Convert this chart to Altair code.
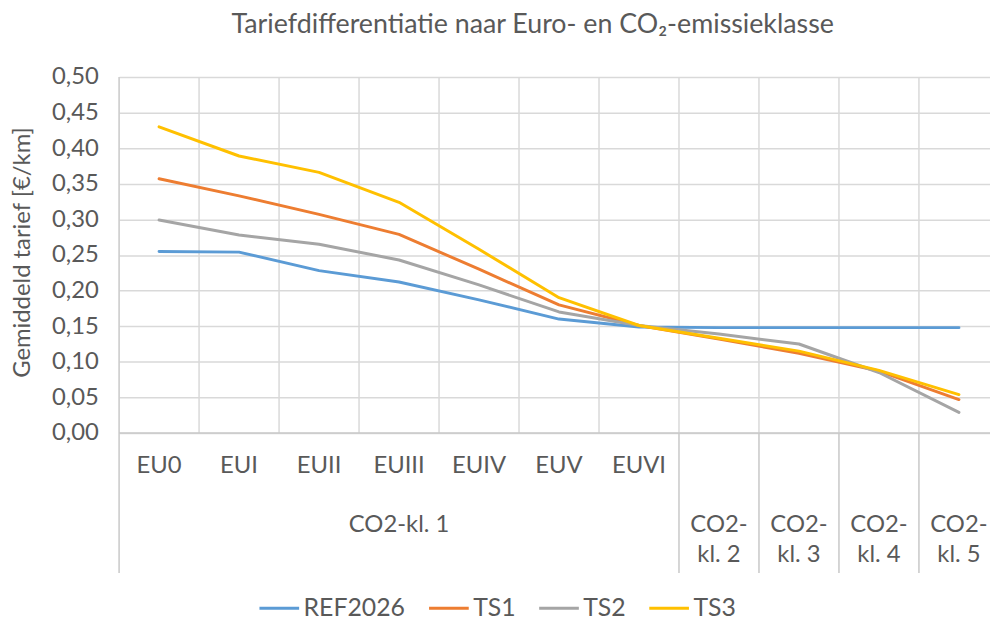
import altair as alt
import pandas as pd

# ---- data ----
categories = ["EU0", "EUI", "EUII", "EUIII", "EUIV", "EUV", "EUVI",
              "CO2-kl. 2", "CO2-kl. 3", "CO2-kl. 4", "CO2-kl. 5"]
inner_labels = ["EU0", "EUI", "EUII", "EUIII", "EUIV", "EUV", "EUVI", "", "", "", ""]
series_names = ["REF2026", "TS1", "TS2", "TS3"]
ref2026 = [0.255, 0.254, 0.228, 0.212, 0.187, 0.160, 0.149, 0.148, 0.148, 0.148, 0.148]
ts1 = [0.357, 0.333, 0.307, 0.279, 0.230, 0.180, 0.151, 0.132, 0.112, 0.087, 0.047]
ts2 = [0.299, 0.278, 0.265, 0.243, 0.208, 0.170, 0.151, 0.139, 0.125, 0.085, 0.029]
ts3 = [0.430, 0.389, 0.366, 0.324, 0.258, 0.190, 0.151, 0.133, 0.115, 0.088, 0.054]
colors = ["#5B9BD5", "#ED7D31", "#A5A5A5", "#FFC000"]
y_ticks = [0.00, 0.05, 0.10, 0.15, 0.20, 0.25, 0.30, 0.35, 0.40, 0.45, 0.50]

# outer (group) labels: text and the category-index position they centre on
outer_row1 = [("CO2-kl. 1", 3), ("CO2-", 7), ("CO2-", 8), ("CO2-", 9), ("CO2-", 10)]
outer_row2 = [("kl. 2", 7), ("kl. 3", 8), ("kl. 4", 9), ("kl. 5", 10)]
grid_bounds = [0.5, 1.5, 2.5, 3.5, 4.5, 5.5, 6.5, 7.5, 8.5, 9.5]
sep_bounds = [6.5, 7.5, 8.5, 9.5]
left_bound = [-0.5]

# ---- tables ----
rows = []
for name, vals in zip(series_names, [ref2026, ts1, ts2, ts3]):
    for i, v in enumerate(vals):
        rows.append({"idx": i, "cat": categories[i], "serie": name, "value": v})
df = pd.DataFrame(rows)
inner_df = pd.DataFrame({"idx": list(range(len(categories))), "label": inner_labels})
row1_df = pd.DataFrame(outer_row1, columns=["label", "idx"])
row2_df = pd.DataFrame(outer_row2, columns=["label", "idx"])
grid_df = pd.DataFrame({"b": grid_bounds})
sep_df = pd.DataFrame({"b": sep_bounds})
left_df = pd.DataFrame({"b": left_bound})

FONT = "Lato"
TXT = "#595959"
W, H = 878, 359
cat_w = 887 / 11
x_scale = alt.Scale(domain=[-0.5, round(-0.5 + W / cat_w, 4)], nice=False, zero=False)
y_scale = alt.Scale(domain=[0, 0.5], nice=False)

y_axis = alt.Axis(values=y_ticks, tickCount=11,
                  labelExpr="replace(format(datum.value, '.2f'), '.', ',')",
                  labelFont=FONT, labelFontSize=24, labelColor=TXT,
                  labelOverlap=False, labelPadding=21,
                  domain=False, ticks=False,
                  grid=True, gridColor="#D9D9D9", gridWidth=1.5,
                  title="Gemiddeld tarief [€/km]", titleFont=FONT,
                  titleFontSize=24, titleFontWeight="normal", titleColor=TXT,
                  titleX=-97, titleY=H / 2 - 3, titleAngle=-90,
                  titleAlign="center", titleBaseline="middle")

lines = alt.Chart(df).mark_line(strokeWidth=3, strokeJoin="round", strokeCap="round").encode(
    x=alt.X("idx:Q", scale=x_scale, axis=None),
    y=alt.Y("value:Q", scale=y_scale, axis=y_axis),
    color=alt.Color("serie:N",
                    scale=alt.Scale(domain=series_names, range=colors),
                    legend=alt.Legend(title=None, orient="none", legendX=140, legendY=514,
                                      direction="horizontal", symbolType="stroke",
                                      symbolSize=1600, symbolStrokeWidth=3,
                                      labelFont=FONT, labelFontSize=25, labelColor=TXT,
                                      labelOffset=3, columnPadding=17, padding=0)),
)

vgrid = alt.Chart(grid_df).mark_rule(color="#D9D9D9", strokeWidth=1.5).encode(
    x=alt.X("b:Q", scale=x_scale, axis=None), y=alt.value(0), y2=alt.value(H))

seps = alt.Chart(sep_df).mark_rule(color="#C8C8C8", strokeWidth=1.5).encode(
    x=alt.X("b:Q", scale=x_scale, axis=None), y=alt.value(H), y2=alt.value(H + 141))

left = alt.Chart(left_df).mark_rule(color="#C8C8C8", strokeWidth=1.5).encode(
    x=alt.X("b:Q", scale=x_scale, axis=None), y=alt.value(0), y2=alt.value(H + 141))

bottom = alt.Chart(left_df).mark_rule(color="#C8C8C8", strokeWidth=1.5).encode(
    x=alt.X("b:Q", scale=x_scale, axis=None), y=alt.value(H), x2=alt.value(W))

inner_txt = alt.Chart(inner_df).mark_text(font=FONT, fontSize=24, color=TXT,
                                          baseline="middle").encode(
    x=alt.X("idx:Q", scale=x_scale, axis=None), y=alt.value(H + 33), text="label:N")

row1_txt = alt.Chart(row1_df).mark_text(font=FONT, fontSize=24, color=TXT,
                                        baseline="middle").encode(
    x=alt.X("idx:Q", scale=x_scale, axis=None), y=alt.value(H + 93), text="label:N")

row2_txt = alt.Chart(row2_df).mark_text(font=FONT, fontSize=24, color=TXT,
                                        baseline="middle").encode(
    x=alt.X("idx:Q", scale=x_scale, axis=None), y=alt.value(H + 123), text="label:N")

chart = alt.layer(vgrid, seps, left, bottom, lines, inner_txt, row1_txt, row2_txt).properties(
    width=W, height=H,
    title=alt.TitleParams("Tariefdifferentiatie naar Euro- en CO₂-emissieklasse",
                          font=FONT, fontSize=27, fontWeight="normal", color=TXT,
                          anchor="middle", dx=-22, offset=26),
    autosize=alt.AutoSizeParams(type="none"),
    padding={"left": 112, "top": 67, "right": 0, "bottom": 186},
    background="white",
).configure_view(stroke=None)

chart.save("out.html", embed_options={"renderer": "svg", "actions": False})
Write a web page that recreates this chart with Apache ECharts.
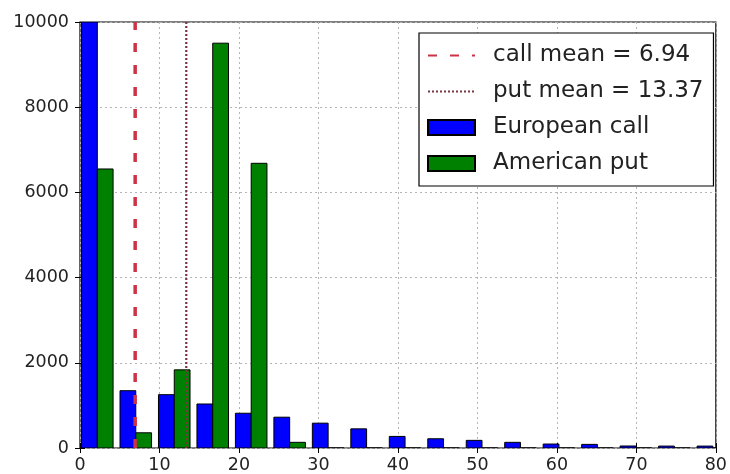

> [Stated goal] Copy out all the data exactly; skip the pictures.

> [Solution for this task]
Convert this chart to Altair code.
import altair as alt
import pandas as pd

# ---- data ----
categories = ["EU0", "EUI", "EUII", "EUIII", "EUIV", "EUV", "EUVI",
              "CO2-kl. 2", "CO2-kl. 3", "CO2-kl. 4", "CO2-kl. 5"]
inner_labels = ["EU0", "EUI", "EUII", "EUIII", "EUIV", "EUV", "EUVI", "", "", "", ""]
series_names = ["REF2026", "TS1", "TS2", "TS3"]
ref2026 = [0.255, 0.254, 0.228, 0.212, 0.187, 0.160, 0.149, 0.148, 0.148, 0.148, 0.148]
ts1 = [0.357, 0.333, 0.307, 0.279, 0.230, 0.180, 0.151, 0.132, 0.112, 0.087, 0.047]
ts2 = [0.299, 0.278, 0.265, 0.243, 0.208, 0.170, 0.151, 0.139, 0.125, 0.085, 0.029]
ts3 = [0.430, 0.389, 0.366, 0.324, 0.258, 0.190, 0.151, 0.133, 0.115, 0.088, 0.054]
colors = ["#5B9BD5", "#ED7D31", "#A5A5A5", "#FFC000"]
y_ticks = [0.00, 0.05, 0.10, 0.15, 0.20, 0.25, 0.30, 0.35, 0.40, 0.45, 0.50]

# outer (group) labels: text and the category-index position they centre on
outer_row1 = [("CO2-kl. 1", 3), ("CO2-", 7), ("CO2-", 8), ("CO2-", 9), ("CO2-", 10)]
outer_row2 = [("kl. 2", 7), ("kl. 3", 8), ("kl. 4", 9), ("kl. 5", 10)]
grid_bounds = [0.5, 1.5, 2.5, 3.5, 4.5, 5.5, 6.5, 7.5, 8.5, 9.5]
sep_bounds = [6.5, 7.5, 8.5, 9.5]
left_bound = [-0.5]

# ---- tables ----
rows = []
for name, vals in zip(series_names, [ref2026, ts1, ts2, ts3]):
    for i, v in enumerate(vals):
        rows.append({"idx": i, "cat": categories[i], "serie": name, "value": v})
df = pd.DataFrame(rows)
inner_df = pd.DataFrame({"idx": list(range(len(categories))), "label": inner_labels})
row1_df = pd.DataFrame(outer_row1, columns=["label", "idx"])
row2_df = pd.DataFrame(outer_row2, columns=["label", "idx"])
grid_df = pd.DataFrame({"b": grid_bounds})
sep_df = pd.DataFrame({"b": sep_bounds})
left_df = pd.DataFrame({"b": left_bound})

FONT = "Lato"
TXT = "#595959"
W, H = 878, 359
cat_w = 887 / 11
x_scale = alt.Scale(domain=[-0.5, round(-0.5 + W / cat_w, 4)], nice=False, zero=False)
y_scale = alt.Scale(domain=[0, 0.5], nice=False)

y_axis = alt.Axis(values=y_ticks, tickCount=11,
                  labelExpr="replace(format(datum.value, '.2f'), '.', ',')",
                  labelFont=FONT, labelFontSize=24, labelColor=TXT,
                  labelOverlap=False, labelPadding=21,
                  domain=False, ticks=False,
                  grid=True, gridColor="#D9D9D9", gridWidth=1.5,
                  title="Gemiddeld tarief [€/km]", titleFont=FONT,
                  titleFontSize=24, titleFontWeight="normal", titleColor=TXT,
                  titleX=-97, titleY=H / 2 - 3, titleAngle=-90,
                  titleAlign="center", titleBaseline="middle")

lines = alt.Chart(df).mark_line(strokeWidth=3, strokeJoin="round", strokeCap="round").encode(
    x=alt.X("idx:Q", scale=x_scale, axis=None),
    y=alt.Y("value:Q", scale=y_scale, axis=y_axis),
    color=alt.Color("serie:N",
                    scale=alt.Scale(domain=series_names, range=colors),
                    legend=alt.Legend(title=None, orient="none", legendX=140, legendY=514,
                                      direction="horizontal", symbolType="stroke",
                                      symbolSize=1600, symbolStrokeWidth=3,
                                      labelFont=FONT, labelFontSize=25, labelColor=TXT,
                                      labelOffset=3, columnPadding=17, padding=0)),
)

vgrid = alt.Chart(grid_df).mark_rule(color="#D9D9D9", strokeWidth=1.5).encode(
    x=alt.X("b:Q", scale=x_scale, axis=None), y=alt.value(0), y2=alt.value(H))

seps = alt.Chart(sep_df).mark_rule(color="#C8C8C8", strokeWidth=1.5).encode(
    x=alt.X("b:Q", scale=x_scale, axis=None), y=alt.value(H), y2=alt.value(H + 141))

left = alt.Chart(left_df).mark_rule(color="#C8C8C8", strokeWidth=1.5).encode(
    x=alt.X("b:Q", scale=x_scale, axis=None), y=alt.value(0), y2=alt.value(H + 141))

bottom = alt.Chart(left_df).mark_rule(color="#C8C8C8", strokeWidth=1.5).encode(
    x=alt.X("b:Q", scale=x_scale, axis=None), y=alt.value(H), x2=alt.value(W))

inner_txt = alt.Chart(inner_df).mark_text(font=FONT, fontSize=24, color=TXT,
                                          baseline="middle").encode(
    x=alt.X("idx:Q", scale=x_scale, axis=None), y=alt.value(H + 33), text="label:N")

row1_txt = alt.Chart(row1_df).mark_text(font=FONT, fontSize=24, color=TXT,
                                        baseline="middle").encode(
    x=alt.X("idx:Q", scale=x_scale, axis=None), y=alt.value(H + 93), text="label:N")

row2_txt = alt.Chart(row2_df).mark_text(font=FONT, fontSize=24, color=TXT,
                                        baseline="middle").encode(
    x=alt.X("idx:Q", scale=x_scale, axis=None), y=alt.value(H + 123), text="label:N")

chart = alt.layer(vgrid, seps, left, bottom, lines, inner_txt, row1_txt, row2_txt).properties(
    width=W, height=H,
    title=alt.TitleParams("Tariefdifferentiatie naar Euro- en CO₂-emissieklasse",
                          font=FONT, fontSize=27, fontWeight="normal", color=TXT,
                          anchor="middle", dx=-22, offset=26),
    autosize=alt.AutoSizeParams(type="none"),
    padding={"left": 112, "top": 67, "right": 0, "bottom": 186},
    background="white",
).configure_view(stroke=None)

chart.save("out.html", embed_options={"renderer": "svg", "actions": False})
Write a web page that recreates this chart with Apache ECharts.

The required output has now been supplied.